The international financial institution, World Bank has revealed that the economies of the Gulf Cooperation Council (GCC) are projected to expand by 5.9 percent overall in 2022, with this recovery likely to continue in the long term, driven by the hydrocarbon and non-hydrocarbon sectors.
The latest issue of the World Bank’s Gulf Economic Update (GEU), “Achieving Climate Change Pledges,” describes them as rebounding robustly from the COVID-19 pandemic in 2021 and at the beginning of 2022.
According to the statement, the recovery was driven by the widespread vaccination rollout across the GCC, the relaxation of pandemic restrictions, and developments in the hydrocarbon market. Further, the fiscal deficits have markedly improved, with the GCC external balance reaching pre-pandemic levels in 2021 as energy prices and export earnings strengthened.
As major hydrocarbon exporters, GCC countries may also benefit from changes in the energy markets brought about by the war in Ukraine. These countries may see strong fiscal and external surpluses, which could help spur consumer confidence and investments.
“As GCC countries commit to the net-zero objectives laid out in their pledges and strategies, it is important to restructure energy and water subsidies and address the GCC’s challenge of moving to a more sustainable growth model less hydrocarbon dependent and managing the transition to a global low-carbon economic environment that risk to see their oil revenues reduced in the next few decades.”
The special chapter of the GEU discusses opportunities to restructure energy subsidies in the region, as well as opportunities that exist for the GCC countries to become renewable energy powerhouses by diversifying into green technologies.
GCC Countries Outlook
- Bahrain: Bahrain’s economy is expected to accelerate in 2022 to 3.5 percent, boosted by surging energy prices. Recovery in the non-oil economy will be driven by expansion in the transportation and communication sectors, as well as increased agriculture and fishing.
- Kuwait: Economic growth in 2022 is expected to increase to 5.7 percent, due to higher oil output as OPEC+ cuts are phased out and domestic demand strengthens.
- Oman: Growth in 2022 is projected to reach 5.6 percent, underpinned by more than 8 percent growth in the hydrocarbon sector, while the non-oil economy continues to grow by more than 2 percent as faster vaccine rollout strengthens domestic activity.

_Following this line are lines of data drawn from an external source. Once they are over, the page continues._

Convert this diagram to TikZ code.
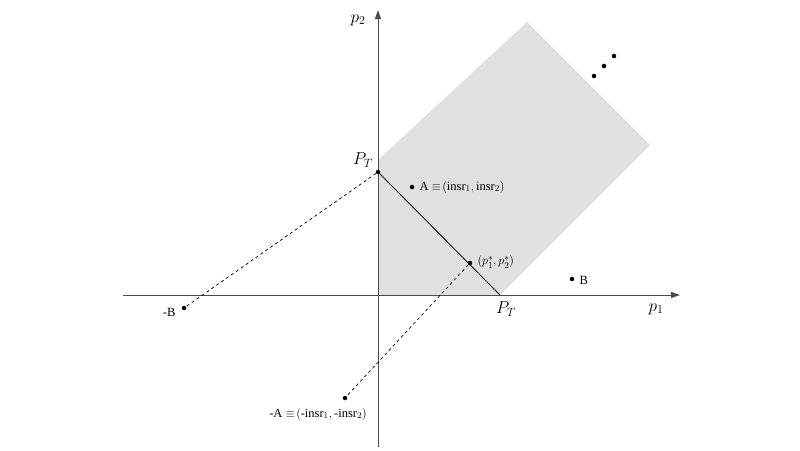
\documentclass[tikz,border=0pt]{standalone}
\usepackage{fontspec}
\setmainfont{Liberation Serif}
\usetikzlibrary{arrows.meta}
\begin{document}
\begin{tikzpicture}[x=1pt,y=-1pt,
  ax/.style={draw=black!70,line width=1pt,-{Triangle[length=9pt,width=6pt]}},
  dot/.style={circle,fill=black,inner sep=1.6pt},
  lbl/.style={font=\fontsize{12.5}{14}\selectfont},
  big/.style={font=\fontsize{17}{19}\selectfont}]
\useasboundingbox (0,0) rectangle (800,450);
\fill[black!12] (378,160) -- (527,22) -- (650,145) -- (500,295) -- (378,295) -- cycle;
\draw[ax] (123,295) -- (680,295);
\draw[ax] (378,447) -- (378,10);
\node[dot] (pt2) at (378,172) {};
\node[dot] (ps) at (470,263) {};
\coordinate (pt1) at (500,295);
\node[dot] (a) at (412,187) {};
\node[dot] (b) at (572,279) {};
\node[dot] (mb) at (184,308) {};
\node[dot] (ma) at (345,398) {};
\node[dot] (e1) at (594,76) {};
\node[dot] (e2) at (604,66) {};
\node[dot] (e3) at (614,56) {};
\draw[line width=0.8pt] (pt2) -- (pt1);
\draw[dashed,line width=0.7pt] (pt2) -- (mb);
\draw[dashed,line width=0.7pt] (ps) -- (ma);
\node[big] (lp2) at (358,20) {$p_2$};
\node[big] (lp1) at (656,309) {$p_1$};
\node[big] (lpt2) at (363,160) {$P_T$};
\node[big] (lpt1) at (506,309) {$P_T$};
\node[lbl,anchor=west] (la) at (416,187) {A $\equiv\!\big(\mathrm{insr}_1,\mathrm{insr}_2\big)$};
\node[lbl,anchor=west] (lb) at (576,280) {B};
\node[lbl,anchor=east] (lmb) at (179,312) {-B};
\node[lbl,anchor=west] (lps) at (474,262) {$\big(p_1^*,p_2^*\big)$};
\node[lbl] (lma) at (318,414) {-A $\equiv\!\big(\mbox{-}\mathrm{insr}_1,\mbox{-}\mathrm{insr}_2\big)$};
\end{tikzpicture}
\end{document}
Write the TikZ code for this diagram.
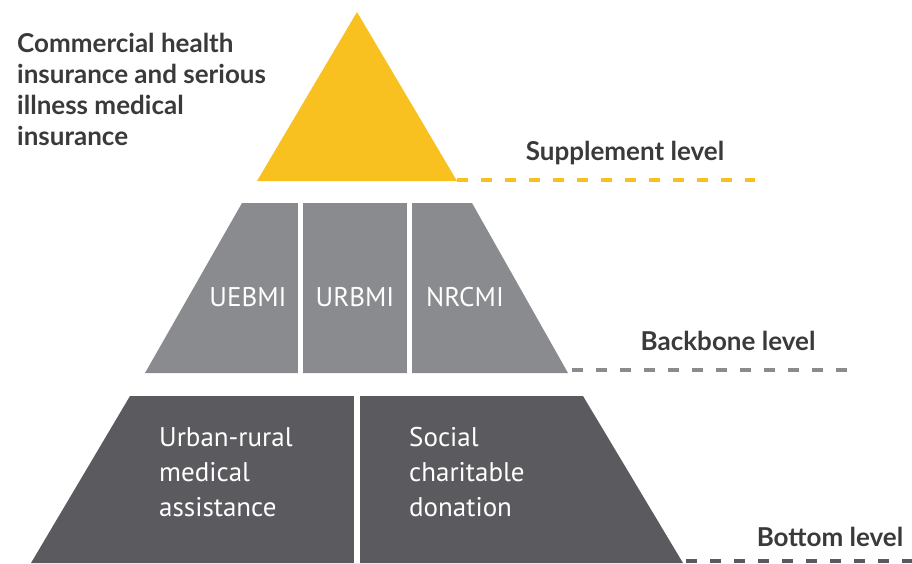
\documentclass[tikz,border=0pt]{standalone}
\usepackage{fontspec}
\setmainfont{Lato}
\newfontfamily\condfont{PT Sans}
\definecolor{supyellow}{HTML}{F8C120}
\definecolor{midgray}{HTML}{8A8B8E}
\definecolor{botgray}{HTML}{5B5B5F}
\definecolor{labeltext}{HTML}{3A3A3A}
\tikzset{
  levellabel/.style={font=\fontsize{26}{31}\selectfont\bfseries, text=labeltext},
  inlabel/.style={font=\condfont\fontsize{27}{35}\selectfont, text=white},
  levelline/.style={line width=3.5pt, dash pattern=on 11pt off 13pt}
}
\begin{document}
\begin{tikzpicture}[x=1pt,y=-1pt]

\useasboundingbox (0,0) rectangle (912,563);

%% supplement level
\fill[supyellow] (357,12) -- (457,181) -- (257,181) -- cycle;
\coordinate (supR) at (457,180);
\coordinate (supE) at (755,180);
\draw[levelline, supyellow] (supR) -- (supE);
\node[levellabel, anchor=west, align=left, inner sep=0pt] (commercial) at (17,89)
  {Commercial health\\insurance and serious\\illness medical\\insurance};
\node[levellabel] (suplabel) at (625,153) {Supplement level};

%% backbone level
\fill[midgray] (242,203) -- (472,203) -- (568,373) -- (145,373) -- cycle;
\draw[white, line width=5pt] (300.5,200) -- (300.5,376);
\draw[white, line width=5pt] (409.5,200) -- (409.5,376);
\node[inlabel] (uebmi) at (248,297) {UEBMI};
\node[inlabel] (urbmi) at (355,297) {URBMI};
\node[inlabel] (nrcmi) at (465,297) {NRCMI};
\coordinate (bbR) at (572,370);
\coordinate (bbE) at (848,370);
\draw[levelline, midgray] (bbR) -- (bbE);
\node[levellabel] (bblabel) at (728,341) {Backbone level};

%% bottom level
\fill[botgray] (130,396) -- (583,396) -- (683,563) -- (31,563) -- cycle;
\draw[white, line width=6pt] (356.5,393) -- (356.5,563);
\node[inlabel, anchor=north west, align=left, inner sep=0pt] (assist) at (159,427)
  {Urban-rural\\medical\\assistance};
\node[inlabel, anchor=north west, align=left, inner sep=0pt] (donation) at (409,427)
  {Social\\charitable\\donation};
\coordinate (botR) at (686,561);
\coordinate (botE) at (912,561);
\draw[levelline, botgray] (botR) -- (botE);
\node[levellabel] (botlabel) at (830,537) {Bottom level};

\end{tikzpicture}
\end{document}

- Qatar: Real GDP is estimated to rise in 2022 to 4.9 percent on the heels of boosted hydrocarbon exports, while growth in private consumption may be slightly lower, at 4.8 percent, driven by a potential dilution of World Cup proceeds and higher prices.
- Saudi Arabia: Growth is expected to accelerate to 7 percent in 2022, driven by stronger oil output following OPEC+ production cuts and continued growth in non-oil sectors, and supported by stronger consumption, increased tourism, and higher domestic capital spending.
- United Arab Emirates (UAE): Economic recovery is projected to continue in 2022, with growth anticipated to reach 4.7 percent driven by oil and non-oil sectors.